At age 100, Rachel Robinson cut the ribbon on the museum’s new home at a soft opening party earlier this summer. She had pushed for the institution to be location in Manhattan, Philbert said, to attract maximum attendance. “Additionally, one of the foundation board members, Len Coleman, had an affiliation with Trinity Church,” which owns the building in which the museum is now housed, in a joint venture with Norges Bank. This “allowed for an attractive and long-term leasing opportunity,” Philbert said.

Another view of the Main Gallery at the Museum.

And while the museum has finally reached its goal, this Monday’s opening is not the end of the story, since the institution views Robinson’s legacy carrying into the present.

“When you think of the many challenges that Robinson’s generation experienced as far back as 1947—access to education, housing, voting rights, economic opportunity, social justice, and equitable treatment generally—those same challenges plague us today,” Philbert said. “While we have to acknowledge progress in these areas, for those subject to such disparity, fairness feels long overdue.”

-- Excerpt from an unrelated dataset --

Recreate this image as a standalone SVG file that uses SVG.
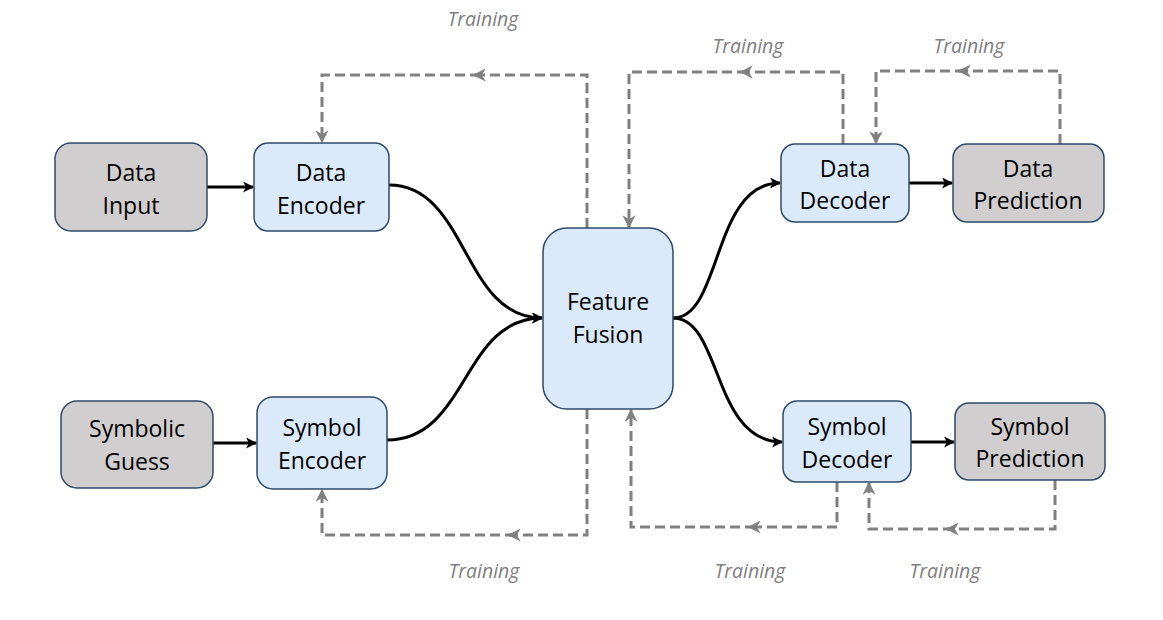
<svg xmlns="http://www.w3.org/2000/svg" width="1163" height="620" viewBox="0 0 1163 620">
<style>
.gray rect{fill:#d0cece;stroke:#2f4a6a;stroke-width:1.5}
.blue rect{fill:#dbeafb;stroke:#2f4a6a;stroke-width:1.5}
.lbl{font-family:"Open Sans","Noto Sans",sans-serif;font-size:23px;fill:#000;text-anchor:middle}
.tr{font-family:"Open Sans","Noto Sans",sans-serif;font-size:19.5px;font-style:italic;fill:#808080;text-anchor:middle}
.solid{fill:none;stroke:#000;stroke-width:3}
.dash{fill:none;stroke:#808080;stroke-width:3;stroke-dasharray:10,5}
</style>
<defs>
<marker id="ab" viewBox="0 0 10 10" refX="9" refY="5" markerWidth="11" markerHeight="11" markerUnits="userSpaceOnUse" orient="auto">
<path d="M0,0 L10,5 L0,10 L2.5,5 z" fill="#000"/>
</marker>
<marker id="ag" viewBox="0 0 10 10" refX="9" refY="5" markerWidth="13" markerHeight="13" markerUnits="userSpaceOnUse" orient="auto">
<path d="M0,0 L10,5 L0,10 L3,5 z" fill="#808080"/>
</marker>
</defs>
<rect width="1163" height="620" fill="#fff"/>
<g id="connectors">
<path class="solid" d="M207,187 L253,187" marker-end="url(#ab)"/>
<path class="solid" d="M213,443 L256,443" marker-end="url(#ab)"/>
<path class="solid" d="M389,185 C468,185 462,318 542,318" marker-end="url(#ab)"/>
<path class="solid" d="M387,440 C468,440 462,318 542,318" marker-end="url(#ab)"/>
<path class="solid" d="M673,318 C722,318 712,183 780,183" marker-end="url(#ab)"/>
<path class="solid" d="M673,318 C722,318 712,442 782,442" marker-end="url(#ab)"/>
<path class="solid" d="M909,183 L952,183" marker-end="url(#ab)"/>
<path class="solid" d="M911,442 L954,442" marker-end="url(#ab)"/>
<path class="dash" d="M587,228 L587,75 L474,75" marker-end="url(#ag)"/>
<path class="dash" d="M480,75 L322,75 L322,142" marker-end="url(#ag)"/>
<path class="dash" d="M587,409 L587,535 L509,535" marker-end="url(#ag)"/>
<path class="dash" d="M515,535 L322,535 L322,490" marker-end="url(#ag)"/>
<path class="dash" d="M843,144 L843,72 L741,72" marker-end="url(#ag)"/>
<path class="dash" d="M747,72 L629,72 L629,227" marker-end="url(#ag)"/>
<path class="dash" d="M1060,144 L1060,71 L959,71" marker-end="url(#ag)"/>
<path class="dash" d="M965,71 L876,71 L876,143" marker-end="url(#ag)"/>
<path class="dash" d="M837,482 L837,527 L749,527" marker-end="url(#ag)"/>
<path class="dash" d="M755,527 L631,527 L631,410" marker-end="url(#ag)"/>
<path class="dash" d="M1055,480 L1055,529 L947,529" marker-end="url(#ag)"/>
<path class="dash" d="M953,529 L869,529 L869,483" marker-end="url(#ag)"/>
</g>
<g id="labels">
<text class="tr" x="483" y="26">Training</text>
<text class="tr" x="748" y="53">Training</text>
<text class="tr" x="969" y="53">Training</text>
<text class="tr" x="484" y="578">Training</text>
<text class="tr" x="750" y="578">Training</text>
<text class="tr" x="945" y="578">Training</text>
</g>
<g id="data-input" class="gray">
<rect x="55" y="143" width="152" height="88" rx="16"/>
<text class="lbl" x="131" y="181">Data</text>
<text class="lbl" x="131" y="214">Input</text>
</g>
<g id="data-encoder" class="blue">
<rect x="254" y="143" width="135" height="88" rx="14"/>
<text class="lbl" x="321" y="181">Data</text>
<text class="lbl" x="321" y="214">Encoder</text>
</g>
<g id="symbolic-guess" class="gray">
<rect x="61" y="401" width="152" height="87" rx="16"/>
<text class="lbl" x="137" y="437">Symbolic</text>
<text class="lbl" x="137" y="470">Guess</text>
</g>
<g id="symbol-encoder" class="blue">
<rect x="257" y="397" width="130" height="92" rx="16"/>
<text class="lbl" x="322" y="436">Symbol</text>
<text class="lbl" x="322" y="469">Encoder</text>
</g>
<g id="feature-fusion" class="blue">
<rect x="543" y="228" width="130" height="181" rx="24"/>
<text class="lbl" x="608" y="310">Feature</text>
<text class="lbl" x="608" y="343">Fusion</text>
</g>
<g id="data-decoder" class="blue">
<rect x="781" y="144" width="128" height="78" rx="14"/>
<text class="lbl" x="845" y="177">Data</text>
<text class="lbl" x="845" y="209">Decoder</text>
</g>
<g id="data-prediction" class="gray">
<rect x="953" y="144" width="151" height="78" rx="14"/>
<text class="lbl" x="1028" y="177">Data</text>
<text class="lbl" x="1028" y="209">Prediction</text>
</g>
<g id="symbol-decoder" class="blue">
<rect x="783" y="401" width="128" height="81" rx="14"/>
<text class="lbl" x="847" y="435">Symbol</text>
<text class="lbl" x="847" y="468">Decoder</text>
</g>
<g id="symbol-prediction" class="gray">
<rect x="955" y="403" width="150" height="77" rx="14"/>
<text class="lbl" x="1030" y="435">Symbol</text>
<text class="lbl" x="1030" y="467">Prediction</text>
</g>
</svg>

Like art, sports have the power to bridge divides, and among the displays that will continue such conversations about equality, according to the Times, is an electronic marquee that “will offer a question of the day for visitors and school groups to generate conversations about race.”

“We believe that sports is a great equalizer, as the metrics of performance are fairly objective,” Philbert said. “With team sports, sharing a common goal leads to camaraderie and familiarity among players that often break down barriers in interpersonal relations.”

“We hope the Jackie Robinson Museum will inspire its visitors to work to improve their communities in positive ways,” Philbert added, “witnessed by the profound difference that one life made.”